Watching people play video games on YouTube or Twitch is a hard concept for many to grasp. For instance, when I found myself in the unenviable situation of having a conversation with someone I didn’t really care to know in a bar, they were talking about their “weirdly nerdy” flat mate. This utter fuckin’ dweeb wouldn’t just play these ‘game videos’ they have nowadays, but he would actually sit and watch other people play them on YouTube. I sat and solemnly nodded, all the while wishing I was currently participating in my own fuckin’ dweeby game-watching. It would certainly be more enjoyable than listening to a tipsy economics student systematically and quite unknowingly tearing apart my lifestyle choices.

It’s not only non-internet people (don’t call them that to their face, they don’t like it) that have misgivings about the much-maligned medium, though. When not met with abject disdain towards the act of watching someone play a game, you’re stuck as an innocent bystander in the battlefield of sectarian violence between different Let’s Play camps. Over in that field, the ‘bro army’ of PewDiePie’s followers, young warriors whose shrill shrieks reverberate around the desolate wasteland, and whose propensity for rape jokes makes even this war effort seem relatively civilised. And over there, fans of DarkSydePhil! They, despite being told what to do numerous times, can’t get their heads around how to use their weapons and are therefore blaming the concept of weaponry rather than their own ineptitude. But, alas, their sacrifices are in vain, because here comes the all-conquering Yogscast, whose ambition to take over the entirety of Let’s Play seems more of a certainty by the day. The battle of the comment boards rages on. Whoever wins, we lose.
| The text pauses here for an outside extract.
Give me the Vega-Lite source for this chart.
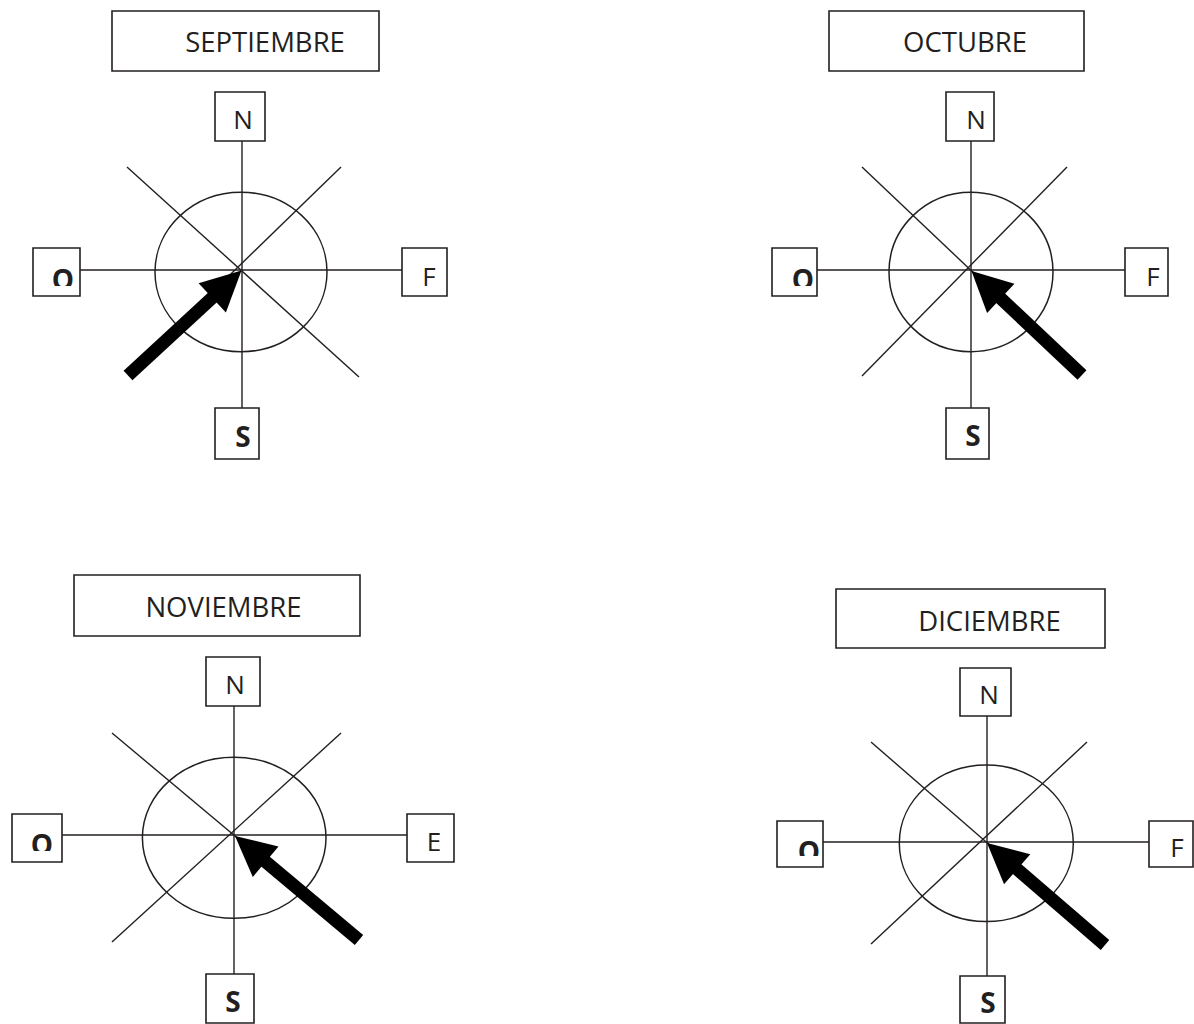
{
  "$schema": "https://vega.github.io/schema/vega-lite/v6.json",
  "width": 1194,
  "height": 1024,
  "autosize": {"type": "fit", "contains": "padding"},
  "padding": 0,
  "background": "white",
  "config": {"view": {"stroke": null}},
  "datasets": {
    "lines": [
      {"month": "Septiembre", "x": 242, "y": 141, "x2": 242, "y2": 408},
      {"month": "Septiembre", "x": 80, "y": 270, "x2": 402, "y2": 270},
      {"month": "Septiembre", "x": 127, "y": 167, "x2": 359, "y2": 377},
      {"month": "Septiembre", "x": 341, "y": 167, "x2": 132, "y2": 370},
      {"month": "Octubre", "x": 971, "y": 141, "x2": 971, "y2": 408},
      {"month": "Octubre", "x": 817, "y": 270, "x2": 1125, "y2": 270},
      {"month": "Octubre", "x": 862, "y": 167, "x2": 1076, "y2": 370},
      {"month": "Octubre", "x": 1067, "y": 167, "x2": 862, "y2": 376},
      {"month": "Noviembre", "x": 234, "y": 706, "x2": 234, "y2": 974},
      {"month": "Noviembre", "x": 62, "y": 835, "x2": 407, "y2": 835},
      {"month": "Noviembre", "x": 112, "y": 733, "x2": 352, "y2": 934},
      {"month": "Noviembre", "x": 341, "y": 733, "x2": 112, "y2": 942},
      {"month": "Diciembre", "x": 987, "y": 716, "x2": 987, "y2": 976},
      {"month": "Diciembre", "x": 823, "y": 842, "x2": 1149, "y2": 842},
      {"month": "Diciembre", "x": 871, "y": 742, "x2": 1098, "y2": 939},
      {"month": "Diciembre", "x": 1087, "y": 742, "x2": 871, "y2": 944}
    ],
    "boxes": [
      {"month": "Septiembre", "role": "title", "x": 112, "x2": 379, "y": 11, "y2": 71},
      {"month": "Septiembre", "role": "N", "x": 215, "x2": 265, "y": 92, "y2": 141},
      {"month": "Septiembre", "role": "S", "x": 215, "x2": 259, "y": 408, "y2": 459},
      {"month": "Septiembre", "role": "O", "x": 33, "x2": 80, "y": 248, "y2": 296},
      {"month": "Septiembre", "role": "E", "x": 402, "x2": 447, "y": 248, "y2": 296},
      {"month": "Octubre", "role": "title", "x": 829, "x2": 1084, "y": 11, "y2": 71},
      {"month": "Octubre", "role": "N", "x": 946, "x2": 994, "y": 92, "y2": 141},
      {"month": "Octubre", "role": "S", "x": 946, "x2": 989, "y": 408, "y2": 459},
      {"month": "Octubre", "role": "O", "x": 772, "x2": 817, "y": 248, "y2": 296},
      {"month": "Octubre", "role": "E", "x": 1125, "x2": 1168, "y": 248, "y2": 296},
      {"month": "Noviembre", "role": "title", "x": 74, "x2": 360, "y": 575, "y2": 636},
      {"month": "Noviembre", "role": "N", "x": 206, "x2": 260, "y": 657, "y2": 706},
      {"month": "Noviembre", "role": "S", "x": 206, "x2": 254, "y": 974, "y2": 1023},
      {"month": "Noviembre", "role": "O", "x": 12, "x2": 62, "y": 814, "y2": 862},
      {"month": "Noviembre", "role": "E", "x": 407, "x2": 454, "y": 814, "y2": 862},
      {"month": "Diciembre", "role": "title", "x": 836, "x2": 1105, "y": 589, "y2": 648},
      {"month": "Diciembre", "role": "N", "x": 960, "x2": 1011, "y": 668, "y2": 716},
      {"month": "Diciembre", "role": "S", "x": 960, "x2": 1005, "y": 976, "y2": 1023},
      {"month": "Diciembre", "role": "O", "x": 777, "x2": 823, "y": 821, "y2": 867},
      {"month": "Diciembre", "role": "E", "x": 1149, "x2": 1193, "y": 821, "y2": 867}
    ],
    "masks": [
      {"month": "Septiembre", "x": 51, "x2": 76, "y": 286, "y2": 295},
      {"month": "Octubre", "x": 791, "x2": 815.5, "y": 286, "y2": 295},
      {"month": "Noviembre", "x": 30, "x2": 55, "y": 851, "y2": 861},
      {"month": "Diciembre", "x": 796, "x2": 821.5, "y": 856, "y2": 866}
    ],
    "labels": [
      {"month": "Septiembre", "style": "title", "label": "SEPTIEMBRE", "x": 265, "y": 52},
      {"month": "Septiembre", "style": "regular", "label": "N", "x": 243, "y": 129},
      {"month": "Septiembre", "style": "bold", "label": "S", "x": 243, "y": 447},
      {"month": "Septiembre", "style": "bold", "label": "O", "x": 63, "y": 290},
      {"month": "Septiembre", "style": "regular", "label": "F", "x": 429, "y": 286},
      {"month": "Octubre", "style": "title", "label": "OCTUBRE", "x": 965, "y": 52},
      {"month": "Octubre", "style": "regular", "label": "N", "x": 976, "y": 129},
      {"month": "Octubre", "style": "bold", "label": "S", "x": 973, "y": 446},
      {"month": "Octubre", "style": "bold", "label": "O", "x": 803, "y": 290},
      {"month": "Octubre", "style": "regular", "label": "F", "x": 1153, "y": 286},
      {"month": "Noviembre", "style": "title", "label": "NOVIEMBRE", "x": 223.5, "y": 617},
      {"month": "Noviembre", "style": "regular", "label": "N", "x": 235, "y": 694},
      {"month": "Noviembre", "style": "bold", "label": "S", "x": 233, "y": 1012},
      {"month": "Noviembre", "style": "bold", "label": "O", "x": 42, "y": 855},
      {"month": "Noviembre", "style": "regular", "label": "E", "x": 434, "y": 851},
      {"month": "Diciembre", "style": "title", "label": "DICIEMBRE", "x": 989.5, "y": 631},
      {"month": "Diciembre", "style": "regular", "label": "N", "x": 989, "y": 704},
      {"month": "Diciembre", "style": "bold", "label": "S", "x": 988, "y": 1013},
      {"month": "Diciembre", "style": "bold", "label": "O", "x": 809, "y": 862},
      {"month": "Diciembre", "style": "regular", "label": "F", "x": 1177, "y": 857}
    ],
    "arrows": [
      {"month": "Septiembre", "x": 128, "y": 375.5, "x2": 217.4, "y2": 293.0, "tipx": 241.5, "tipy": 270.5, "angle": 47},
      {"month": "Octubre", "x": 1082, "y": 375, "x2": 995.6, "y2": 293.5, "tipx": 971.5, "tipy": 271, "angle": 313},
      {"month": "Noviembre", "x": 359, "y": 940, "x2": 260.3, "y2": 857.2, "tipx": 235, "tipy": 836, "angle": 310},
      {"month": "Diciembre", "x": 1105, "y": 945, "x2": 1011.9, "y2": 864.6, "tipx": 987, "tipy": 843, "angle": 311}
    ],
    "ellipses": [
      {"month": "Septiembre", "cx": 241, "cy": 272},
      {"month": "Octubre", "cx": 971, "cy": 272},
      {"month": "Noviembre", "cx": 234.2, "cy": 837.8},
      {"month": "Diciembre", "cx": 986.3, "cy": 843.3}
    ]
  },
  "layer": [
    {
      "data": {"name": "lines"},
      "mark": {"type": "rule", "stroke": "#231f20", "strokeWidth": 1.4},
      "encoding": {
        "x": {"field": "x", "type": "quantitative", "scale": {"domain": [0, 1194], "nice": false, "zero": false}, "axis": null},
        "y": {"field": "y", "type": "quantitative", "scale": {"domain": [0, 1024], "nice": false, "zero": false, "reverse": true}, "axis": null},
        "x2": {"field": "x2"},
        "y2": {"field": "y2"}
      }
    },
    {
      "data": {"name": "ellipses"},
      "transform": [{"filter": "datum.month === 'Septiembre'"}],
      "mark": {"type": "point", "shape": "M-1,0A1,0.927,0,1,1,1,0A1,0.927,0,1,1,-1,0Z", "size": 29584, "filled": false, "stroke": "#231f20", "strokeWidth": 1.5, "opacity": 1},
      "encoding": {"x": {"field": "cx", "type": "quantitative"}, "y": {"field": "cy", "type": "quantitative"}}
    },
    {
      "data": {"name": "ellipses"},
      "transform": [{"filter": "datum.month === 'Octubre'"}],
      "mark": {"type": "point", "shape": "M-1,0A1,0.972,0,1,1,1,0A1,0.972,0,1,1,-1,0Z", "size": 26896, "filled": false, "stroke": "#231f20", "strokeWidth": 1.5, "opacity": 1},
      "encoding": {"x": {"field": "cx", "type": "quantitative"}, "y": {"field": "cy", "type": "quantitative"}}
    },
    {
      "data": {"name": "ellipses"},
      "transform": [{"filter": "datum.month === 'Noviembre'"}],
      "mark": {"type": "point", "shape": "M-1,0A1,0.877,0,1,1,1,0A1,0.877,0,1,1,-1,0Z", "size": 33709, "filled": false, "stroke": "#231f20", "strokeWidth": 1.5, "opacity": 1},
      "encoding": {"x": {"field": "cx", "type": "quantitative"}, "y": {"field": "cy", "type": "quantitative"}}
    },
    {
      "data": {"name": "ellipses"},
      "transform": [{"filter": "datum.month === 'Diciembre'"}],
      "mark": {"type": "point", "shape": "M-1,0A1,0.9,0,1,1,1,0A1,0.9,0,1,1,-1,0Z", "size": 30276, "filled": false, "stroke": "#231f20", "strokeWidth": 1.5, "opacity": 1},
      "encoding": {"x": {"field": "cx", "type": "quantitative"}, "y": {"field": "cy", "type": "quantitative"}}
    },
    {
      "data": {"name": "arrows"},
      "mark": {"type": "rule", "stroke": "#000000", "strokeWidth": 13, "strokeCap": "butt"},
      "encoding": {
        "x": {"field": "x", "type": "quantitative"},
        "y": {"field": "y", "type": "quantitative"},
        "x2": {"field": "x2"},
        "y2": {"field": "y2"}
      }
    },
    {
      "data": {"name": "arrows"},
      "mark": {"type": "point", "shape": "M0,0L-1,2L1,2Z", "size": 1600, "filled": true, "fill": "#000000", "strokeWidth": 0, "opacity": 1},
      "encoding": {
        "x": {"field": "tipx", "type": "quantitative"},
        "y": {"field": "tipy", "type": "quantitative"},
        "angle": {"field": "angle", "type": "quantitative", "scale": null}
      }
    },
    {
      "data": {"name": "boxes"},
      "mark": {"type": "rect", "fill": "white", "stroke": "#231f20", "strokeWidth": 1.6},
      "encoding": {
        "x": {"field": "x", "type": "quantitative"},
        "x2": {"field": "x2"},
        "y": {"field": "y", "type": "quantitative"},
        "y2": {"field": "y2"}
      }
    },
    {
      "data": {"name": "labels"},
      "transform": [{"filter": "datum.style === 'title'"}],
      "mark": {"type": "text", "font": "Open Sans", "fontSize": 27.5, "fill": "#231f20", "align": "center", "baseline": "alphabetic"},
      "encoding": {
        "x": {"field": "x", "type": "quantitative"},
        "y": {"field": "y", "type": "quantitative"},
        "text": {"field": "label"}
      }
    },
    {
      "data": {"name": "labels"},
      "transform": [{"filter": "datum.style === 'regular'"}],
      "mark": {"type": "text", "font": "Open Sans", "fontSize": 26, "fill": "#231f20", "align": "center", "baseline": "alphabetic"},
      "encoding": {
        "x": {"field": "x", "type": "quantitative"},
        "y": {"field": "y", "type": "quantitative"},
        "text": {"field": "label"}
      }
    },
    {
      "data": {"name": "labels"},
      "transform": [{"filter": "datum.style === 'bold'"}],
      "mark": {"type": "text", "font": "Open Sans", "fontSize": 28, "fontWeight": "bold", "fill": "#231f20", "align": "center", "baseline": "alphabetic"},
      "encoding": {
        "x": {"field": "x", "type": "quantitative"},
        "y": {"field": "y", "type": "quantitative"},
        "text": {"field": "label"}
      }
    },
    {
      "data": {"name": "masks"},
      "mark": {"type": "rect", "fill": "white", "strokeWidth": 0},
      "encoding": {
        "x": {"field": "x", "type": "quantitative"},
        "x2": {"field": "x2"},
        "y": {"field": "y", "type": "quantitative"},
        "y2": {"field": "y2"}
      }
    }
  ]
}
I’m being a smidge hyperbolic, of course. In reality, the Let’s Play scene is a varied one with something for everyone. From in-depth play-throughs where the game is very much the focal point, to ones where the player takes more of the limelight. In the latter, the player can provide genuinely insightful or funny commentary and, if they’re fortunate, reach an audience well into the thousands and beyond. Alternatively, the player could scream incoherently and gurn like a startled yeti in a headset as they plod their way through yet another Amnesia mod and pretend to be scared, thereby reaching an audience well into the millions and beyond. Remember, kids, the world is a cruel and unforgiving place.

Of course, in what is a heavily saturated market you have to take the good with the bad, even when there’s a vast, yawning chasm of the bad. For a more complete archive of Let’s Play wrongs look no further than Retsupurae – a channel devoted to finding the worst examples of the medium and riffing over them MST3K-style. (By the way, for those unfamiliar with MST3K, look it up now. It’ll be a better use of time than reading this.) One particular highlight is a guy who decides to record Final Fantasy 13 by pointing a camcorder at his television. The following ten minutes or so consists of a frantic battle between the camcorder, which constantly zooms right up to single-pixel levels of the TV, and the Let’s Player, who has to multitask between using one hand to play the game and the other to zoom out and make sure we can see more than one strand of the character’s hair. It’s an astonishing video that actively makes me not only hate camcorders and televisions, but also makes me hate John Logie Baird for his pioneering research into visual recording that laid the foundations for both of those objects existing.

My point is, there’s a lot of crap to sift through, but isn’t that the case for all the best things? Like panning for gold in a sewer. Not that I’m calling the Let’s Play scene a sewer, per se. It’s honestly more like the U-bend. Yeah, it’s occasionally pretty gross but sometimes, when out and about, you can find a coin, or a waterproof watch, or an only-very-recently-broken iPhone. I should add here that, in spite of what this weirdly specific and laboured analogy suggests, I do not rummage around toilet U-bends. Don’t go spreading that around, I’ll be done professionally.

So what is good Let’s Play? Hell if I know. As the popular adage goes, you do you. If you want funnies, go for something like Game Grumps. If you want five minute gameplay snippets as a shorter break from the unending horror of real life, try SeaNanners. If you want an in-depth look at a game, just search the title and there’ll likely be someone passionate about that game who’s willing to espouse it’s virtues via Let’s Play. Heck, while you’re here, and while the ability to shamelessly plug still lies within me, check out BitCultures’ very own Pineapple Gaming.

Like much of what’s on the internet, Let’s Play tends to be shrouded by the noxious fumes of those who are overtly passionate about their choice of entertainment. If, for instance, I went to a Duran Duran gig and was met outside by a bunch of rabid, vicious Spandau Ballet fans telling me in no uncertain terms how I’m the worst person on Earth, then I might be put off the 80s new wave scene entirely. Heaven forbid. All I can say is thus: Avoid the nonsense, put aside your prejudice, and rest your feet in front of YouTube for an hour or two, won’t you?